## Raw data
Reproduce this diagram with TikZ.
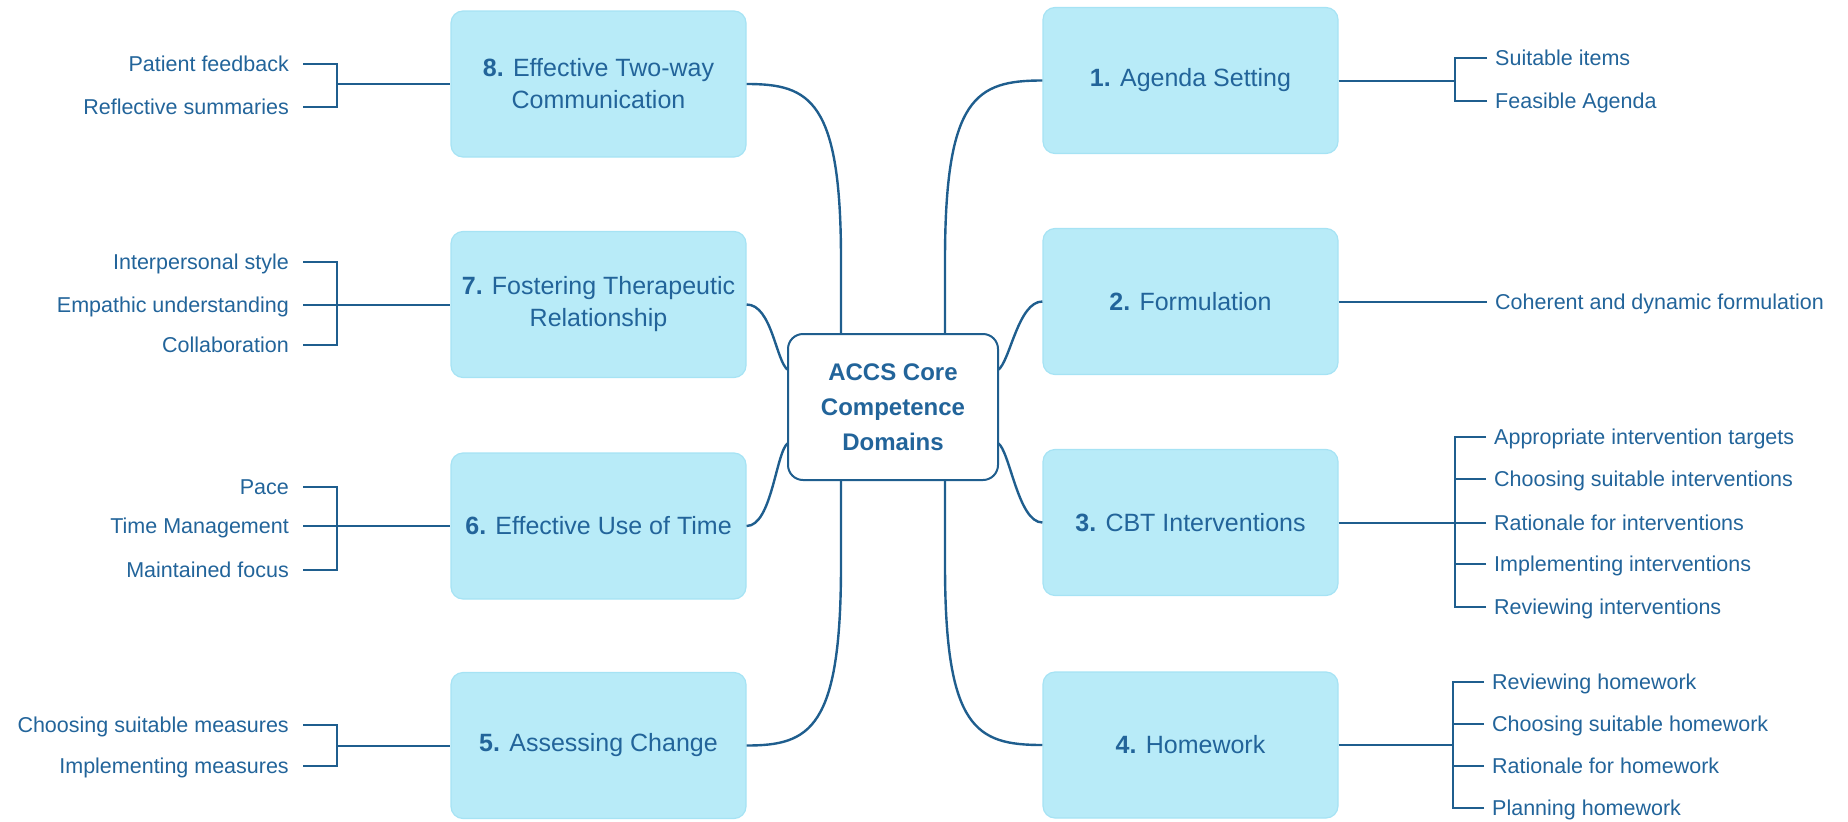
\documentclass[tikz,border=0pt]{standalone}
\usepackage{fontspec}
\setmainfont{Liberation Sans}
\definecolor{txt}{HTML}{22649A}
\definecolor{ln}{HTML}{1F5E8E}
\definecolor{boxfill}{HTML}{B8EBF8}
\definecolor{boxdraw}{HTML}{A6E3F4}
\begin{document}
\begin{tikzpicture}[x=1pt,y=-1pt,
  dom/.style={draw=boxdraw, fill=boxfill, line width=1.2pt, rounded corners=12pt,
    minimum width=295pt, minimum height=146pt, align=center, text=txt,
    font=\fontsize{25}{32}\selectfont, inner sep=0pt},
  core/.style={draw=ln, fill=white, line width=2pt, rounded corners=15pt,
    minimum width=210pt, minimum height=146pt, align=center, text=txt,
    font=\fontsize{24}{35}\selectfont\bfseries, inner sep=0pt},
  leafL/.style={text=txt, font=\fontsize{21.5}{26}\selectfont, inner sep=0pt, anchor=base east, yshift=-7.5pt},
  leafR/.style={text=txt, font=\fontsize{21.5}{26}\selectfont, inner sep=0pt, anchor=base west, yshift=-7.5pt},
  conn/.style={draw=ln, line width=2.4pt},
  brk/.style={draw=ln, line width=2pt}]
\useasboundingbox (0,0) rectangle (1848,822);

% centre
\node[core] (c) at (893,407) {ACCS Core\\Competence\\Domains};

% domain boxes
\node[dom] (b8) at (598.5,84)    {\textbf{8.} Effective Two-way\\Communication};
\node[dom] (b7) at (598.5,304.5) {\textbf{7.} Fostering Therapeutic\\Relationship};
\node[dom] (b6) at (598.5,526)   {\textbf{6.} Effective Use of Time};
\node[dom] (b5) at (598.5,745.5) {\textbf{5.} Assessing Change};
\node[dom] (b1) at (1190.5,80.5) {\textbf{1.} Agenda Setting};
\node[dom] (b2) at (1190.5,301.5){\textbf{2.} Formulation};
\node[dom] (b3) at (1190.5,522.5){\textbf{3.} CBT Interventions};
\node[dom] (b4) at (1190.5,745)  {\textbf{4.} Homework};

% attachment points on the centre box
\coordinate (ct1) at (841,334);
\coordinate (ct2) at (945,334);
\coordinate (cb1) at (841,480);
\coordinate (cb2) at (945,480);
\coordinate (cl1) at (788,370);
\coordinate (cl2) at (788,443);
\coordinate (cr1) at (998,370);
\coordinate (cr2) at (998,443);

% curved connectors
\draw[conn] (b8.east) .. controls (810,84) and (841,100) .. (841,260) -- (ct1);
\draw[conn] (b1.west) .. controls (976,80.5) and (945,97) .. (945,260) -- (ct2);
\draw[conn] (b5.east) .. controls (810,745.5) and (841,729) .. (841,565) -- (cb1);
\draw[conn] (b4.west) .. controls (976,745) and (945,729) .. (945,565) -- (cb2);
\draw[conn] (b7.east) .. controls (772,304.5) and (776,362) .. (cl1);
\draw[conn] (b6.east) .. controls (772,526) and (776,451) .. (cl2);
\draw[conn] (b2.west) .. controls (1018,301.5) and (1010,362) .. (cr1);
\draw[conn] (b3.west) .. controls (1018,522.5) and (1010,451) .. (cr2);

% ---------- left leaves ----------
\coordinate (j8) at (337,84);
\coordinate (t81) at (303,64);
\coordinate (t82) at (303,107);
\node[leafL] (l81) at (289,64)  {Patient feedback};
\node[leafL] (l82) at (289,107) {Reflective summaries};
\draw[brk] (j8) -- (b8.west);
\foreach \n in {t81,t82} \draw[brk] (\n) -| (j8);

\coordinate (j7) at (337,304.5);
\coordinate (t71) at (303,262);
\coordinate (t72) at (303,304.5);
\coordinate (t73) at (303,345);
\node[leafL] (l71) at (289,262)   {Interpersonal style};
\node[leafL] (l72) at (289,304.5) {Empathic understanding};
\node[leafL] (l73) at (289,345)   {Collaboration};
\draw[brk] (j7) -- (b7.west);
\foreach \n in {t71,t72,t73} \draw[brk] (\n) -| (j7);

\coordinate (j6) at (337,526);
\coordinate (t61) at (303,487);
\coordinate (t62) at (303,526);
\coordinate (t63) at (303,570);
\node[leafL] (l61) at (289,487) {Pace};
\node[leafL] (l62) at (289,526) {Time Management};
\node[leafL] (l63) at (289,570) {Maintained focus};
\draw[brk] (j6) -- (b6.west);
\foreach \n in {t61,t62,t63} \draw[brk] (\n) -| (j6);

\coordinate (j5) at (337,745.5);
\coordinate (t51) at (303,725);
\coordinate (t52) at (303,766);
\node[leafL] (l51) at (289,725) {Choosing suitable measures};
\node[leafL] (l52) at (289,766) {Implementing measures};
\draw[brk] (j5) -- (b5.west);
\foreach \n in {t51,t52} \draw[brk] (\n) -| (j5);

% ---------- right leaves ----------
\coordinate (j1) at (1455,80.5);
\coordinate (t11) at (1487,58);
\coordinate (t12) at (1487,101);
\node[leafR] (l11) at (1495,58)  {Suitable items};
\node[leafR] (l12) at (1495,101) {Feasible Agenda};
\draw[brk] (b1.east) -- (j1);
\foreach \n in {t11,t12} \draw[brk] (\n) -| (j1);

\coordinate (t21) at (1487,301.5);
\node[leafR] (l21) at (1495,301.5) {Coherent and dynamic formulation};
\draw[brk] (b2.east) -- (t21);

\coordinate (j3) at (1455,522.5);
\coordinate (t31) at (1486,437);
\coordinate (t32) at (1486,479);
\coordinate (t33) at (1486,522.5);
\coordinate (t34) at (1486,564);
\coordinate (t35) at (1486,607);
\node[leafR] (l31) at (1494,437)   {Appropriate intervention targets};
\node[leafR] (l32) at (1494,479)   {Choosing suitable interventions};
\node[leafR] (l33) at (1494,522.5) {Rationale for interventions};
\node[leafR] (l34) at (1494,564)   {Implementing interventions};
\node[leafR] (l35) at (1494,607)   {Reviewing interventions};
\draw[brk] (b3.east) -- (j3);
\foreach \n in {t31,t32,t33,t34,t35} \draw[brk] (\n) -| (j3);

\coordinate (j4) at (1453,745);
\coordinate (t41) at (1484,682);
\coordinate (t42) at (1484,724);
\coordinate (t43) at (1484,766);
\coordinate (t44) at (1484,808);
\node[leafR] (l41) at (1492,682) {Reviewing homework};
\node[leafR] (l42) at (1492,724) {Choosing suitable homework};
\node[leafR] (l43) at (1492,766) {Rationale for homework};
\node[leafR] (l44) at (1492,808) {Planning homework};
\draw[brk] (b4.east) -- (j4);
\foreach \n in {t41,t42,t43,t44} \draw[brk] (\n) -| (j4);

\end{tikzpicture}
\end{document}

## What you should do
Restate each line from the start of the listing through the line bearing "(c) at (893,407)" word for word. Drop the pictures.

## Reply
Reproduce this diagram with TikZ.
\documentclass[tikz,border=0pt]{standalone}
\usepackage{fontspec}
\setmainfont{Liberation Sans}
\definecolor{txt}{HTML}{22649A}
\definecolor{ln}{HTML}{1F5E8E}
\definecolor{boxfill}{HTML}{B8EBF8}
\definecolor{boxdraw}{HTML}{A6E3F4}
\begin{document}
\begin{tikzpicture}[x=1pt,y=-1pt,
  dom/.style={draw=boxdraw, fill=boxfill, line width=1.2pt, rounded corners=12pt,
    minimum width=295pt, minimum height=146pt, align=center, text=txt,
    font=\fontsize{25}{32}\selectfont, inner sep=0pt},
  core/.style={draw=ln, fill=white, line width=2pt, rounded corners=15pt,
    minimum width=210pt, minimum height=146pt, align=center, text=txt,
    font=\fontsize{24}{35}\selectfont\bfseries, inner sep=0pt},
  leafL/.style={text=txt, font=\fontsize{21.5}{26}\selectfont, inner sep=0pt, anchor=base east, yshift=-7.5pt},
  leafR/.style={text=txt, font=\fontsize{21.5}{26}\selectfont, inner sep=0pt, anchor=base west, yshift=-7.5pt},
  conn/.style={draw=ln, line width=2.4pt},
  brk/.style={draw=ln, line width=2pt}]
\useasboundingbox (0,0) rectangle (1848,822);

% centre
\node[core] (c) at (893,407) {ACCS Core\\Competence\\Domains};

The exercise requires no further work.